Men, Machines, and Modern Times 1/5 The audio recording of this book is only a few hours long. The introduction, forward, and notes about this edition are 1 hour long. When I finally got to the bit about how a naval officer corrected gun sights and increased firing throughput in the last 19th century (interesting premise!), the author glossed over the entire discovery process in about 5 minutes, and returned to over-intellectualized academic philosophizing about technological progress. I know it’s a classic, but it was worse than useless.
Dancing in the Glory of Monsters: The Collapse of the Congo and the Great War of Africa 2/5 This one was a bit better and may have actually been a good book, but it makes for a difficult audio experience. I think this is the sort of book you read with a notepad to keep track of everything. I knew I was in for trouble when the first 5 minutes of the recording was nothing by a wall-to-wall acronym glossary of rebel groups operating in the Congo over the last 30 years. Add to that a difficult time telling apart Congolese names without seeing them spelled, and I was lost almost immediately in the minutia.
This Town: Two Parties and a Funeral-Plus, Plenty of Valet Parking!-in America's Gilded Capital 2/5 This purports to be a somewhat shocking tell-all about the depravity of DC political culture, but it actually just reads like the story of any industry/city/location populated by wealthy, hyper-motivated people.
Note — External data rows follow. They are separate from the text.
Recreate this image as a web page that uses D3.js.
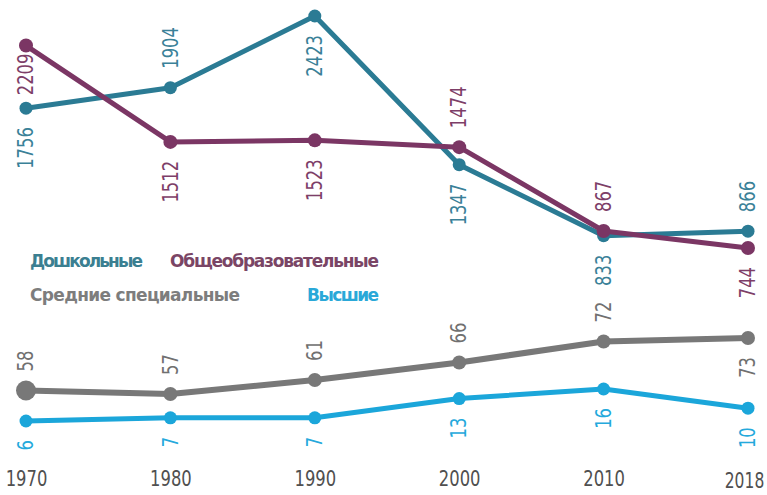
<!DOCTYPE html>
<html lang="ru">
<head>
<meta charset="utf-8">
<script src="https://cdn.jsdelivr.net/npm/d3@7"></script>
<style>
  html, body { margin: 0; padding: 0; background: #ffffff; }
  svg { display: block; }
  text { font-family: "DejaVu Sans", "Roboto", sans-serif; }
</style>
</head>
<body>
<svg id="chart" width="767" height="495"></svg>
<script>
// Число учреждений по типам, 1970–2018
const years = ["1970", "1980", "1990", "2000", "2010", "2018"];
const preschool = [1756, 1904, 2423, 1347, 833, 866];
const general = [2209, 1512, 1523, 1474, 867, 744];
const vocational = [58, 57, 61, 66, 72, 73];
const higher = [6, 7, 7, 13, 16, 10];

const seriesNames = ["Дошкольные", "Общеобразовательные", "Средние специальные", "Высшие"];

// which side of the point each value label sits on
const preschoolSide = ["below", "above", "below", "below", "below", "above"];
const generalSide = ["below", "below", "below", "above", "above", "below"];
const vocationalSide = ["above", "above", "above", "above", "above", "below"];
const higherSide = ["below", "below", "below", "below", "below", "below"];

const W = 767, H = 495;
const svg = d3.select("#chart");

const x = d3.scalePoint().domain(years).range([26, 748]);

// upper group (schools and kindergartens) share one scale
const yTop = d3.scaleLinear().domain([744, 2423]).range([248, 16]);
// lower group: colleges and universities, each on its own band
const yVoc = d3.scaleLinear().domain([57, 73]).range([394, 338]);
const yHigh = d3.scaleLinear().domain([6, 16]).range([421, 389]);

const series = [
  { values: preschool, y: yTop, color: "#2b7b94", label: "#3a8198", side: preschoolSide, lw: 5, r: 6.5 },
  { values: general, y: yTop, color: "#7b3664", label: "#7d3e68", side: generalSide, lw: 5, r: 7 },
  { values: vocational, y: yVoc, color: "#787878", label: "#707070", side: vocationalSide, lw: 6, r: 7 },
  { values: higher, y: yHigh, color: "#1ba6da", label: "#25a9dc", side: higherSide, lw: 5, r: 6.5 }
];

const line = (s) => d3.line()
  .x((d, i) => x(years[i]))
  .y(d => s.y(d));

series.forEach((s, si) => {
  const g = svg.append("g");
  g.append("path")
    .datum(s.values)
    .attr("d", line(s))
    .attr("fill", "none")
    .attr("stroke", s.color)
    .attr("stroke-width", s.lw)
    .attr("stroke-linejoin", "round")
    .attr("stroke-linecap", "round");

  g.selectAll("circle")
    .data(s.values)
    .join("circle")
    .attr("cx", (d, i) => x(years[i]))
    .attr("cy", d => s.y(d))
    .attr("r", (d, i) => (si === 2 && i === 0) ? 10 : s.r)
    .attr("fill", s.color);

  // value labels, set vertically in a narrowed face
  g.selectAll("text")
    .data(s.values)
    .join("text")
    .attr("transform", (d, i) => {
      let off = 19;
      if (si === 1 && i === 0) off = 8;
      const yy = s.y(d) + (s.side[i] === "above" ? -off : off);
      return `translate(${x(years[i])},${yy}) rotate(-90) scale(0.78,1)`;
    })
    .attr("text-anchor", (d, i) => s.side[i] === "above" ? "start" : "end")
    .attr("dominant-baseline", "central")
    .attr("font-size", 21)
    .attr("fill", s.label)
    .text(d => d);
});

// x axis labels
const xAxis = d3.axisBottom(x).tickSize(0).tickPadding(0);
const axG = svg.append("g").attr("transform", "translate(0,469)").call(xAxis);
axG.select(".domain").remove();
axG.selectAll("text")
  .attr("font-size", 21)
  .attr("fill", "#505050")
  .attr("dy", "0.8em")
  .attr("transform", (d, i, n) => i === n.length - 1 ? "translate(-4,2) scale(0.74,1)" : "scale(0.78,1)")
  .style("font-family", "'DejaVu Sans', sans-serif");

// legend
const legend = [
  { name: seriesNames[0], color: "#3b7f91", x: 30, y: 267, len: 113 },
  { name: seriesNames[1], color: "#7a4565", x: 170, y: 267, len: 209 },
  { name: seriesNames[2], color: "#7d7d7d", x: 30, y: 301, len: 210 },
  { name: seriesNames[3], color: "#2aa8d8", x: 307, y: 301, len: 72 }
];
svg.append("g").selectAll("text")
  .data(legend)
  .join("text")
  .attr("x", d => d.x)
  .attr("y", d => d.y)
  .attr("fill", d => d.color)
  .attr("font-size", 17)
  .attr("font-weight", "bold")
  .attr("textLength", d => d.len)
  .attr("lengthAdjust", "spacing")
  .text(d => d.name);
</script>
</body>
</html>
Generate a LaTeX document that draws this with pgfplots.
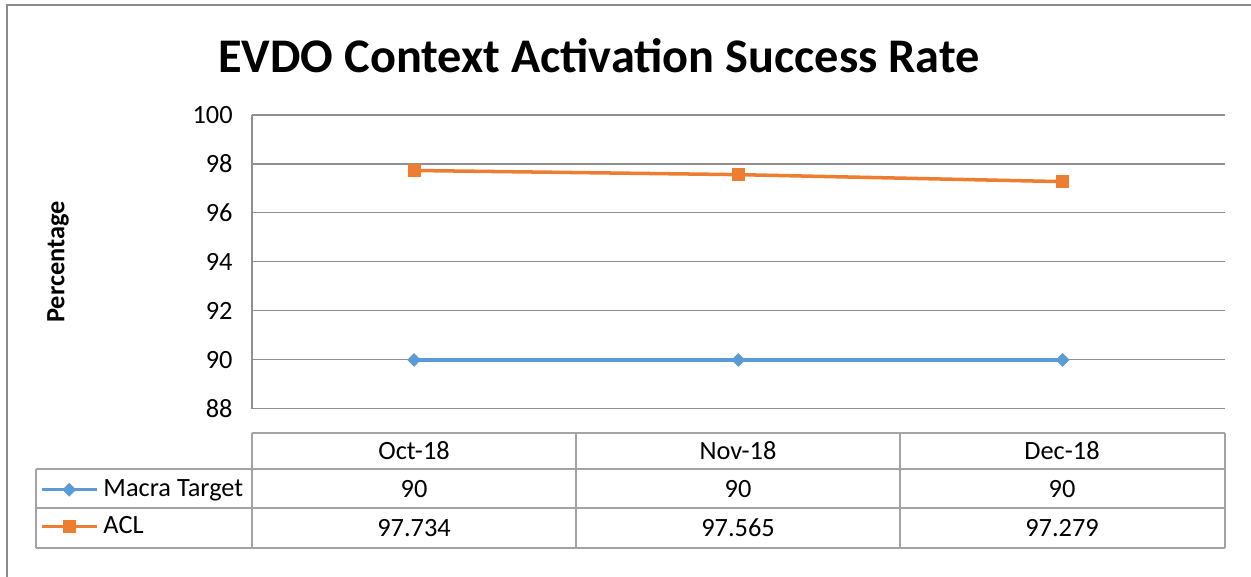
\documentclass[border=0pt]{standalone}
\usepackage{fontspec}
\setmainfont{Carlito}
\usepackage{pgfplots}
\pgfplotsset{compat=1.18}
\definecolor{cblue}{HTML}{5B9BD5}
\definecolor{corange}{HTML}{ED7D31}
\definecolor{gridc}{HTML}{909090}
\definecolor{tabc}{HTML}{A3A3A3}
\definecolor{framec}{HTML}{8A8A8A}
\newcommand{\tf}{\fontsize{15}{18}\selectfont}
\begin{document}
\begin{tikzpicture}
\begin{scope}[x=0.02cm,y=-0.02cm]
\useasboundingbox (0,0) rectangle (1251,576);
\begin{scope}
\clip (0,0) rectangle (1251,576);
\draw[framec, line width=0.04cm] (7,5) rectangle (1300,620);
\end{scope}
\node[font=\fontsize{27.5}{30}\selectfont\bfseries, anchor=base] at (599,72) {EVDO Context Activation Success Rate};
\node[font=\tf\bfseries, rotate=90] at (58,262) {Percentage};
\draw[gridc, line width=0.6pt] (252,115) -- (252,409);
% table
\begin{scope}[tabc, line width=0.6pt]
\draw (252,433) -- (1225,433);
\draw (36,469) -- (1225,469);
\draw (36,508) -- (1225,508);
\draw (36,548) -- (1225,548);
\draw (36,469) -- (36,548);
\draw (252,433) -- (252,548);
\draw (576,433) -- (576,548);
\draw (900,433) -- (900,548);
\draw (1225,433) -- (1225,548);
\end{scope}
\begin{scope}[every node/.style={font=\tf, anchor=base, inner sep=0pt}]
\node at (414,459) {Oct-18};
\node at (738,459) {Nov-18};
\node at (1062,459) {Dec-18};
\node at (414,497) {90};
\node at (738,497) {90};
\node at (1062,497) {90};
\node at (414,536) {97.734};
\node at (738,536) {97.565};
\node at (1062,536) {97.279};
\end{scope}
\end{scope}
\begin{axis}[
  at={(5.04cm,-8.18cm)}, anchor=south west,
  scale only axis, width=19.46cm, height=5.88cm,
  xmin=-0.5, xmax=2.5, ymin=88, ymax=100,
  ytick={88,90,...,100}, xtick=\empty,
  ymajorgrids, grid style={gridc, line width=0.6pt},
  axis line style={draw=none},
  ytick style={draw=none},
  yticklabel style={font=\tf, anchor=east, inner sep=0pt, xshift=-0.38cm},
  /pgf/number format/assume math mode=true,
  clip=false,
  legend cell align=left,
  legend style={at={(axis description cs:-0.2179,-0.2415)}, anchor=north west,
    draw=none, fill=none, inner sep=0pt, outer sep=0pt,
    column sep=0.1cm, row sep=9.8pt, font=\tf,
    nodes={inner sep=0pt}},
  legend image code/.code={
    \draw[mark repeat=2,mark phase=2,#1] plot coordinates {(0cm,0cm) (0.55cm,0cm) (1.1cm,0cm)};
  },
]
\addplot[cblue, line width=2pt, mark=square*, mark size=2.5pt, mark options={solid, rotate=45, line width=0.5pt}] coordinates {(0,90) (1,90) (2,90)};
\addlegendentry{Macra Target}
\addplot[corange, line width=2pt, mark=square*, mark size=3.4pt, mark options={solid, line width=0.5pt}] coordinates {(0,97.734) (1,97.565) (2,97.279)};
\addlegendentry{ACL}
\end{axis}
\end{tikzpicture}
\end{document}
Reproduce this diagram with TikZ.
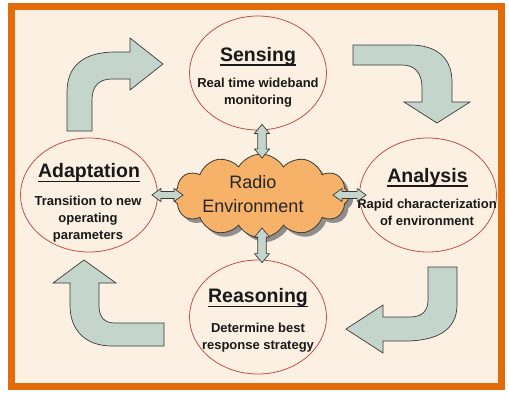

I wasn’t able to learn much and after a short period, the narrative style starts to read like a disaffected barista trying to seem worldly and detached while name-dropping about all their powerful friends.
What to Think about Machines that Think: Today's Leading Thinkers on the Age of Machine Intelligence 2/5 This was slightly better than What to Worry About, but only slightly. The segments are too short, too little evidence is presented, nothing is learned.
Stories of Your Life and Others 2/5 These are supposed to be some of the best recent sci-fi stories, but I couldn’t really get into them, which is strange because I deeply enjoyed the movie adaptation of Arrival.